Transcribe every line from the top down to the line with "import plotly.graph_objects as go", both ends included, but not the pictures.
Start of Provided data
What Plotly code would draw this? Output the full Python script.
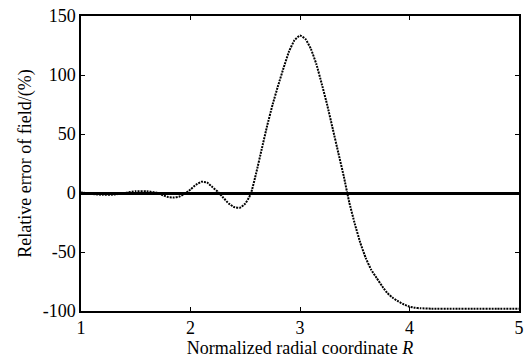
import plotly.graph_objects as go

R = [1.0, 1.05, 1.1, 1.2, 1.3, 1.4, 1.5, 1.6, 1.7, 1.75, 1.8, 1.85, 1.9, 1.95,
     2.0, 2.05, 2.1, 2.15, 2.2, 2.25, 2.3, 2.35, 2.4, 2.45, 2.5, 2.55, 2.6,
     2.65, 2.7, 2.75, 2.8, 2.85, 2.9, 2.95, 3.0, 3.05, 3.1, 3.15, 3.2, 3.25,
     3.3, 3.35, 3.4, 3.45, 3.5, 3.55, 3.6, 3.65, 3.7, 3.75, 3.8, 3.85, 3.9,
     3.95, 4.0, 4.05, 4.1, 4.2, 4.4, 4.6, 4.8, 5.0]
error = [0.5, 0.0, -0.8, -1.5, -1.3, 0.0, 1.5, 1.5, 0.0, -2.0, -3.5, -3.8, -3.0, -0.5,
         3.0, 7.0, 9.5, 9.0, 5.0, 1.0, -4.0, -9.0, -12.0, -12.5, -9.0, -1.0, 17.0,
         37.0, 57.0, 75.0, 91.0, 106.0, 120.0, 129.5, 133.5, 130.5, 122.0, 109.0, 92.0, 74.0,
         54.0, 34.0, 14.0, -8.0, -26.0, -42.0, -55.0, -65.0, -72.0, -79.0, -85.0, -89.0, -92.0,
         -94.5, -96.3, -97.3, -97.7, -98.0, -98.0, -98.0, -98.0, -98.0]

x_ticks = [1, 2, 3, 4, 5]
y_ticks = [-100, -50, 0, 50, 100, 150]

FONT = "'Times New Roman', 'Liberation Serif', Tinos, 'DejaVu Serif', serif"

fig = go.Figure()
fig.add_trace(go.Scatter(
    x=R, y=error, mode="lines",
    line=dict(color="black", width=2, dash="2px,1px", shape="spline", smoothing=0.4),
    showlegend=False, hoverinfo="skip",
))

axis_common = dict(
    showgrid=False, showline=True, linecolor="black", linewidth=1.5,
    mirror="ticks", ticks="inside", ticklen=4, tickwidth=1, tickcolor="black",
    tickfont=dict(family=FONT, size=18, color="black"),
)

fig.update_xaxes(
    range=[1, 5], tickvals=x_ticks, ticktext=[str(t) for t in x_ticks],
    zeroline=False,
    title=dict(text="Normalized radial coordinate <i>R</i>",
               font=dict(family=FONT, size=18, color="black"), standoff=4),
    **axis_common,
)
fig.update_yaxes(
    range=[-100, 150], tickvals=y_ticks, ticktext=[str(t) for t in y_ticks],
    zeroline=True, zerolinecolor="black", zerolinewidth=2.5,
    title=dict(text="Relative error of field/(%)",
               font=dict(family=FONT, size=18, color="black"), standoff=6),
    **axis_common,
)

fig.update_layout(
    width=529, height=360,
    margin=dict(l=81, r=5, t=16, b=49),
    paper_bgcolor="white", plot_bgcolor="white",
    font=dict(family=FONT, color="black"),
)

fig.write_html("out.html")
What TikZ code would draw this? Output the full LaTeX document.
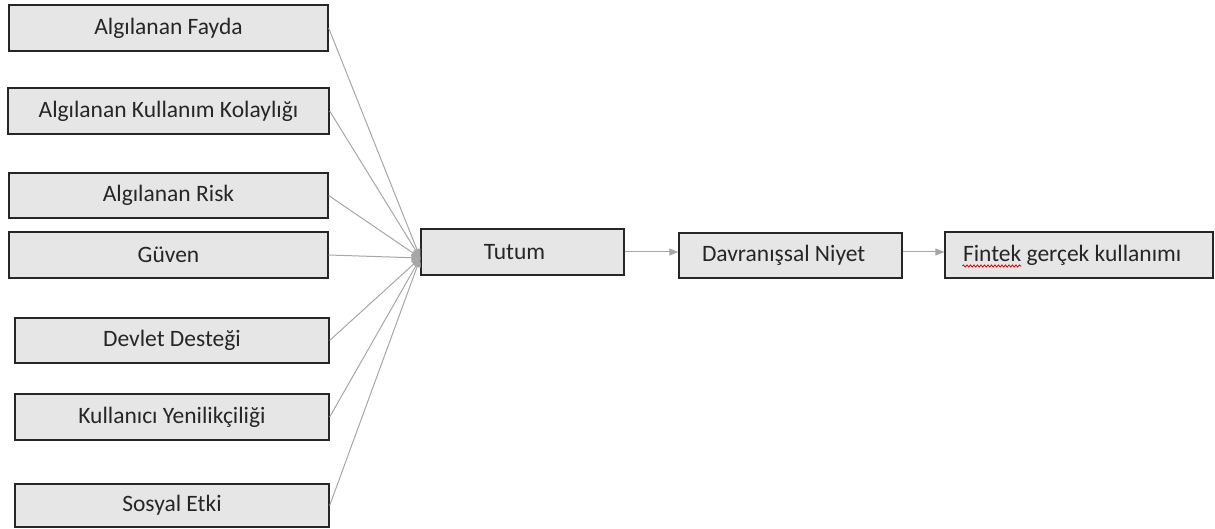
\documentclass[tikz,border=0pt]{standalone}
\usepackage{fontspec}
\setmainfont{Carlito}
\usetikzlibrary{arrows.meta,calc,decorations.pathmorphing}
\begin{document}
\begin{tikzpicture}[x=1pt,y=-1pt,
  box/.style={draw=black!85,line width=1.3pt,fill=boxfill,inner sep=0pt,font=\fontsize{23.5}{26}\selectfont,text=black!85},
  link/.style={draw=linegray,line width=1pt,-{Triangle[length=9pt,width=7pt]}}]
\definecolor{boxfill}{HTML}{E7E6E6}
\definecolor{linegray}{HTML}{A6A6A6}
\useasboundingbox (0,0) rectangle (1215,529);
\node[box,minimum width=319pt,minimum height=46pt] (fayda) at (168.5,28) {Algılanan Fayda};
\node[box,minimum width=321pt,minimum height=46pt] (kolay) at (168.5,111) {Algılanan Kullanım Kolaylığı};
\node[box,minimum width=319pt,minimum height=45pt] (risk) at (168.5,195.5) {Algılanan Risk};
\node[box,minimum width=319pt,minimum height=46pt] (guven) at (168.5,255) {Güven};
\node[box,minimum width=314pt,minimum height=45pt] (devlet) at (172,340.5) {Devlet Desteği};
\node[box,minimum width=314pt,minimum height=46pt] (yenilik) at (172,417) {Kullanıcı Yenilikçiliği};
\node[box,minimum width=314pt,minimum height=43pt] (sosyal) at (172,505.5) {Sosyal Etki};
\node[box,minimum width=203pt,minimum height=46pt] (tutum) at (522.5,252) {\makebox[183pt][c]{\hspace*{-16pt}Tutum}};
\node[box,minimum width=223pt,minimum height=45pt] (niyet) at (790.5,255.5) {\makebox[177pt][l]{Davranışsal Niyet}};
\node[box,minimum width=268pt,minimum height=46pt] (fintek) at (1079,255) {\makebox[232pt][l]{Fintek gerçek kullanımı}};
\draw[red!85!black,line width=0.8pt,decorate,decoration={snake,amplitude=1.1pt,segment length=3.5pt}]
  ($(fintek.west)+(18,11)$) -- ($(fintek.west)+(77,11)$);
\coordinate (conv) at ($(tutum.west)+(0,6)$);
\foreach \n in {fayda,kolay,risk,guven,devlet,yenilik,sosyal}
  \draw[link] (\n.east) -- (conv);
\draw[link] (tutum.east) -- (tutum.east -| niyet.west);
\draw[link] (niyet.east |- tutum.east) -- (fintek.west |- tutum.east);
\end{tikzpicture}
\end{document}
End of Provided data
» Output below:
What Plotly code would draw this? Output the full Python script.
import plotly.graph_objects as go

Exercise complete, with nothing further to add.